Cómo la vida pasada alcanza a la presente. Los estadunidenses mataron a Raafat al-Ghosain poco después de las 2 de la mañana del 15 de abril de 1986. En los días que siguieron a su muerte, oficiales de ese país afirmaron que tal vez su casa fue alcanzada por fuego antiaéreo –estemos atentos a escuchar aseveraciones semejantes en las próximas horas–, no lejos de la embajada francesa en los suburbios de Trípoli.
Sin embargo, tres semanas después el Pentágono reconoció que las bombas lanzadas por un avión F-111 como parte de la operación estadunidense contra el coronel Muammar Kadafi, en represalia por un ataque de agentes libios a un centro nocturno de Berlín, habían “impactado en la vecindad de la embajada de Francia” y causado –para usar el acostumbrado e insensible eufemismo– “daño colateral”.
La joven Raafat tenía 18 años y era egresada de una escuela inglesa; vivía en Londres y estaba de vacaciones en Libia. Era una prometedora y bella artista cuya muerte pasó inadvertida en el país que le dio muerte hace un cuarto de siglo. Su madre era libanesa; su padre, un palestino que trabajaba en una empresa petrolera libia. Hoy ha sido olvidada.
Recordamos, como siempre, nuestros propios muertos, pero no los de otros, sean libios, libaneses, afganos o sirios. Los que contamos somos los de ojos azules; los demás son “daño colateral”. La mañana del domingo me acordé de Raafa Ghosain cuando los “aliados” –designación lanzada de inmediato por los merolicos de la televisión– comenzaron sus “preparativos en el terreno” con sus “activos aéreos” contra el coronel Kadafi. En aquel tiempo fue Ronald Reagan; ahora es Barack Obama. Mejor suerte esta vez, supongo.

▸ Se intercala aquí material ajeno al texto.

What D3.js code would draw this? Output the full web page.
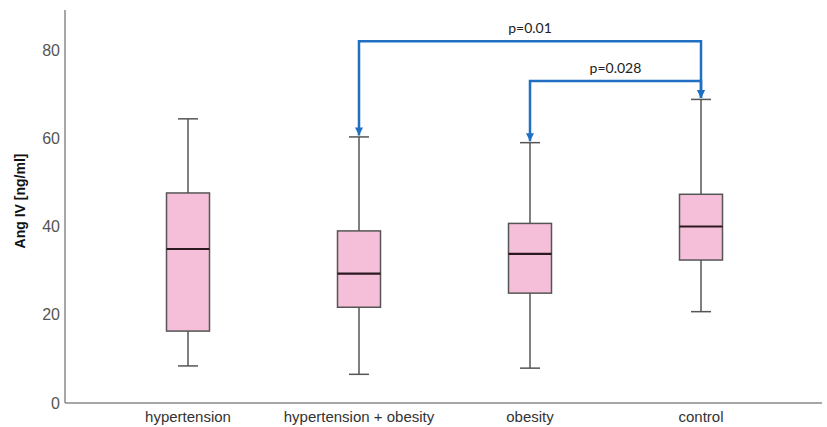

En el funeral de los civiles muertos en Trípoli hace 25 años, las huestes del coronel Kadafi apresuraban a los periodistas a llegar al frente del cementerio. Íbamos a reportar de primera mano el resultado del ataque asesino estadunidense. Pero cuando vi las banderas libanesas y palestinas sobre los ataúdes –el cedro sobre el blanco y el rojo del país en el que vivía entonces y aún vivo–, corrí por el enorme cementerio y busqué a Saniya, la perturbada y gravemente herida madre de la muchacha muerta. “Somos musulmanes, pero tenemos un solo Dios –me dijo entonces–. Somos una misma gente. Espero que el señor Reagan entienda eso.”
Durante años el padre de Raafa, Bassam, buscó compensación. Atestiguó el sufrimiento de su otra hija, Kinda, y pidió a las autoridades estadunidenses pagar por lo menos sus estudios en Beirut, puesto que ellos habían causado la muerte de su hermana. Raafa estaba dormida en el cuarto de la televisión en su casa, junto a la embajada francesa, cuando fue alcanzada por una bomba de mil kilos que aplastó la casa vecina, cuyos cinco ocupantes perecieron.
Bassam Ghosain relató lo que vio cuando un equipo libio de defensa civil levantó el muro que había sepultado a su hija. “Estaba acostada de espaldas con la cabeza vuelta hacia la derecha; estaba intacta, con el cabello en su lugar, y un hilillo de sangre le manaba de la cabeza y le corría por la mejilla.”
En aquella ocasión la muerte de un soldado estadunidense en un club nocturno de Berlín fue la causa del ataque. Este domingo, por supuesto, fue una resolución de Naciones Unidas para prevenir que el coronel Kadafi mate a civiles como Raafa Ghosain.
En el curso de los años llegué a conocer a los miembros de la familia Ghosain en Beirut. Escribí sobre ellos, salí a comer con ellos y visité su hogar, donde las maravillosas pinturas de la hija cuelgan todavía. Traté a sus padres y también a Kinda, que después se casó.
La señora Ghosain contestó el teléfono. “Espero que esta vez lo atrapen”, dijo. Le pregunté con timidez si se refería al hombre del bigote: Kadafi usa bigote, Obama no. “Sí –respondió–, hablo de Gasefi.” Gasefi es la pronunciación del nombre de Kadafi en árabe libanés.